Given an undirected weighted graph $G$ with $n$ vertices. The task is to find the values of all variables $d_{ij}$ (*The length of the shortest path from vertex i to the vertex j*) .

The graph may have negative weight edges, but no negative weight cycles (for then the shortest path is undefined).

This algorithm can also be used to detect the presence of negative cycles.

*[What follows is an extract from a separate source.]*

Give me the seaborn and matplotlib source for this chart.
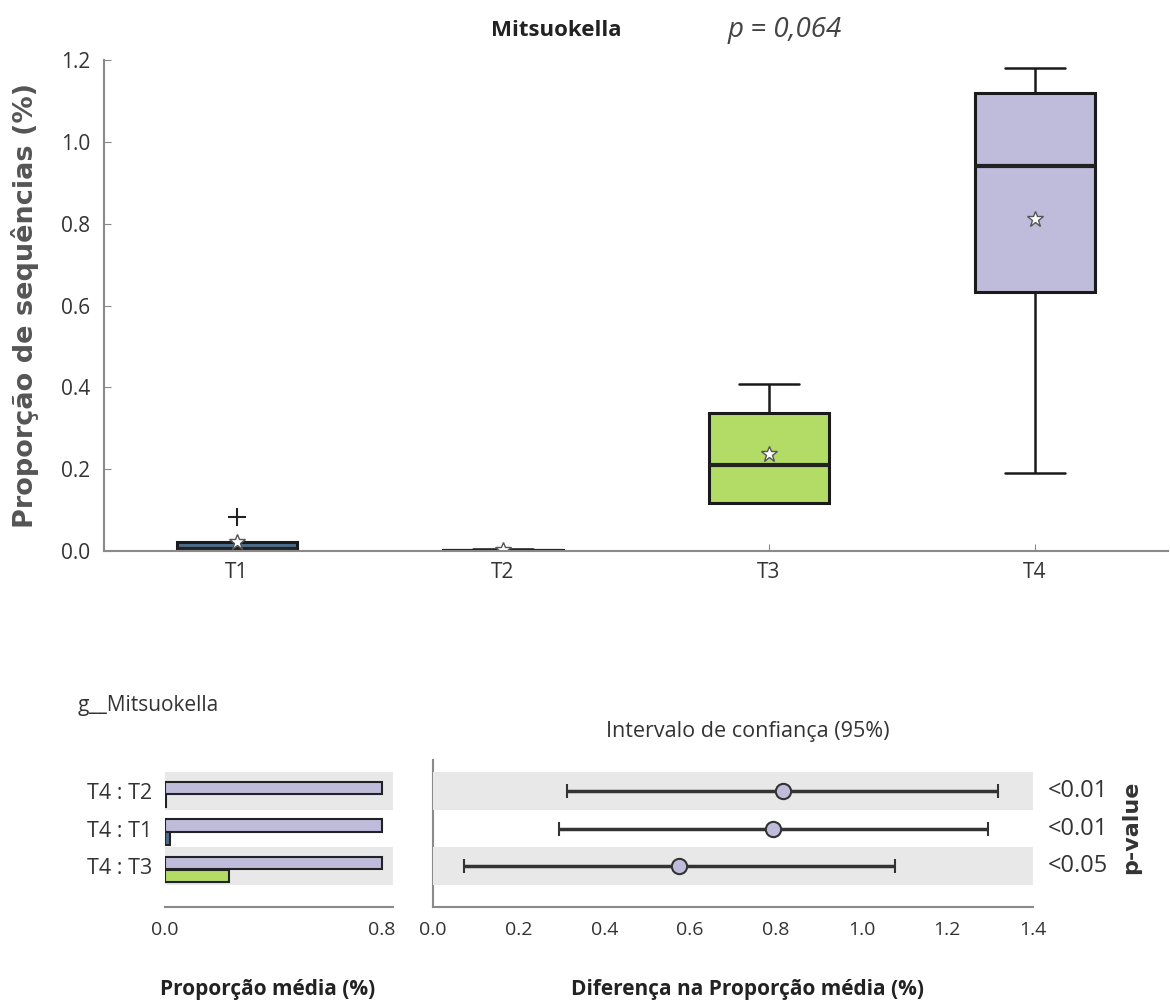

The graph has a negative cycle if at the end of the algorithm, the distance from a vertex $v$ to itself is negative.

This algorithm has been simultaneously published in articles by Robert Floyd and Stephen Warshall in 1962. However, in 1959, Bernard Roy published essentially the same algorithm, but its publication went unnoticed.

The key idea of the algorithm is to partition the process of finding the shortest path between any two vertices to several incremental phases.

Let us number the vertices starting from 1 to $n$. The Matrix of Distances is $d[ ][ ]$.

Before $k^{th}$ phase $( k = 1 ... n )$, the $d[i][j]$ for any vertices $i$ and $j$, stores the length of the shortest path between the vertex $i$ and vertex $j$, which contain only the vertices {${1, 2, ..., k-1}$} as internal vertices in the path.

In other words, before $k^{th}$ phase the value of $d[i][j]$ is equal to the length of the shortest path from vertex $i$ to the vertex $j$, if this path is allowed to enter only the vertex with numbers smaller $k$ (the beginning and end of the path are not restricted by this property).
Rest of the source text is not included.